Sorry for the long ass answer. I get carried away with this stuff.

Jerome said...

Hey John,

Thanks so much for your valuable information. I quite enjoy long winded answers when they pretain to cycling questions.

I do really need to decide what I'll be using my LHT for and see how I want to dedicate setting it up. Obviously it'd be a real good touring rig, but I don't really do any touring. I did buy it as a commuting machine. My commute right now is 26 miles each way, so I wanted something comfortable, and stable if I loaded up the Panneirs. As a touring bike, the porteur obviously might not be the first choice, but for commuting, and S24Os and such, I think it would do the job nicely. It also gives the bike a little more “everyday” usefulness and would make it all the more practical for errands and such.

I think I might start out by building a little front rack (similar to a little nitto) or maybe even go with something like a mini-porteur.

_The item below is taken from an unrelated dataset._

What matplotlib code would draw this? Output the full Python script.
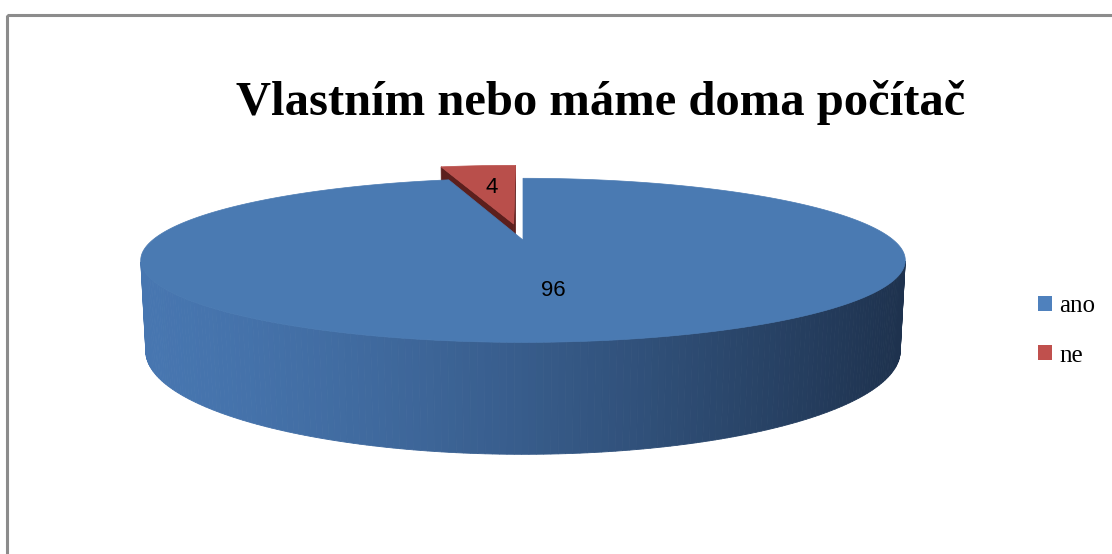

I guess that’s the nice this if you’re making your own, you can get exactly what you want.

Again, thanks so much for your input. It is most appreciated.


Cheers.

Vik said...

Hey Jeremy,

I mounted a milk crate to my front rack on the LHT for a while. It was very useful, but the front end geometry was wrong. As long as I kept a firm grip on the bars I could make it work, but I felt like a crash was only one slip of my attention away so I got ride of it.

The LHT carries a rear load well and carries a load balanced in panniers well. It just doesn't seem to be much fun with a high front load.

I do carry stuff on top off my front rack - especially on tour, but always balance out against a rear load.

I had considered getting a Kogswell PR and trying out the different forks they are/were offering for it as the PR rack is a very useful mode of carrying stuff, but as John points out BQ's excellent tests [well worth getting those issues] about front end geometry clearly demonstrate the impact of swapping out forks.

You could get a second fork for your LHT setup for use with a PR rack and then use the stock one for touring. I don't recall anyone doing that, but it would be a cool project.